How much time do you lose doing things you don’t want to do, yet have to do them over and over and over again?

Time is such a precious commodity for each and every one of us, and we often find ourselves trapped in doing chores that are boring and tedious. What I’ve found though, is that many of the things that we find mundane and repetitive can become simplified and automated.

Getting enthused in creative work

Rather than getting bogged down in the work, we can get enthused and enjoy it. We can create something that goes beyond getting the job done and make it so that it contributes to the wider community.

Barrie Davenport suggests an approach:

Rather than groaning, “I dread this crappy task before me,” ask “How can I create this task in a way that feels joyful, creative, and giving?”

At work yesterday I was tasked with identifying the title of every single page on the website for one of our airports.

If I had done this manually, then once I got into a rhythm, it would have taken a minute or two to copy and paste the link into a browser, wait for each page to load up, copy and paste the title text into the spreadsheet and move onto the next item.

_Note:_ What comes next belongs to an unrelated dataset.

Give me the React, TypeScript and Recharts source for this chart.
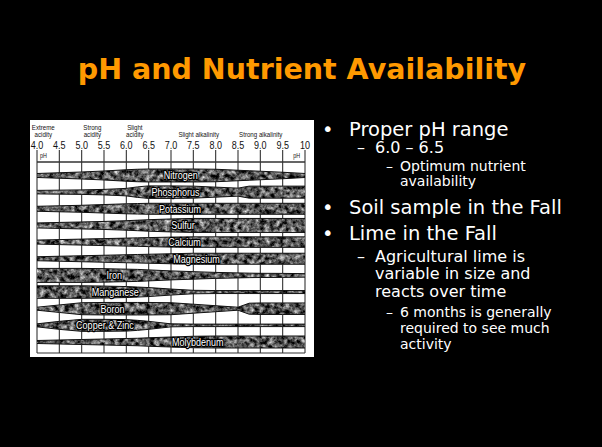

Multiply this by 150 to 200 pages and we’re looking at around 2 to 3 hours per website, without breaks, just for one mundane task, not to mention how numb my mind would have become by the end of it! For 12 websites, with breaks, we’re looking at perhaps three days of work, just for one mundane task.

Contrast these three days I could have spent doing the repetitive task, to the 3 hours I actually did spend implementing a script I found off the web, letting the script run for each of the sites and documenting the process for anyone else in the team to be able to do the task quickly and easily in the future.

It’s something that challenged and fulfilled me, got the same end result, along with bonuses (the automated process, fully documented), in 10% of the time it would have taken if I did it the manual way.

Three days doing a mundane repetitive task verses three hours enthused in creating something that will benefit other people too – if you were me, which would you have picked?

Automating or simplifying mundane repetitive tasks

Now I get that you are rarely going to need to copy and paste page titles from airport websites, but what other mundane repetitive tasks do you and I do in our day to day lives that we could automate or simplify?

  • Handling money: Automate your finances – get paid directly into your account (no more cheques), set up regular savings deposits and set up automatic bill payment.
  • Filling forms: Have people fill forms out electronically rather than you having to manually type out hand written forms that have been sent to you.
  • Co-ordinating diaries: When organising meetings or a social function, get participants to fill out an online poll (such as Doodle) rather than clogging up email inboxes and trying to work out who is available when.
  • Sharing documents: When sending documents to groups of people, load them up onto a central shareable space (using a tool like Dropbox ~ referral link) and point people to it, rather than manually sending the files out to each person that asks for it.
  • Regular communication: When someone expects to receive a text message from you every day or each week, schedule it and let it run automatically (using a tool like SMS Scheduler for Android phones) rather than trying to remember to send them that daily or weekly message.
  • Daily meal planning: Create a simple weekly dinner menu rather than stressing about what to make for dinner each evening.
  • Gardening: Put sand in between paving slabs on your front drive to minimise weed growth, rather than pulling out weeds every month. More at: How to make your yard easier to maintain.
  • Buying clothes: Buy quality garments that last a long time, rather than shopping for new clothes every other week.
  • Daily commute: Live closer to work, or work closer to home, rather than getting stuck in traffic for an hour each way.

This is just the beginning for moving beyond the drudgery of day to day tasks and fretting over how much time you have lost. It is about claiming back lost time and doing more of what enthuses us.

What else could you do to simplify and automate rather than drown in the repetitive and mundane?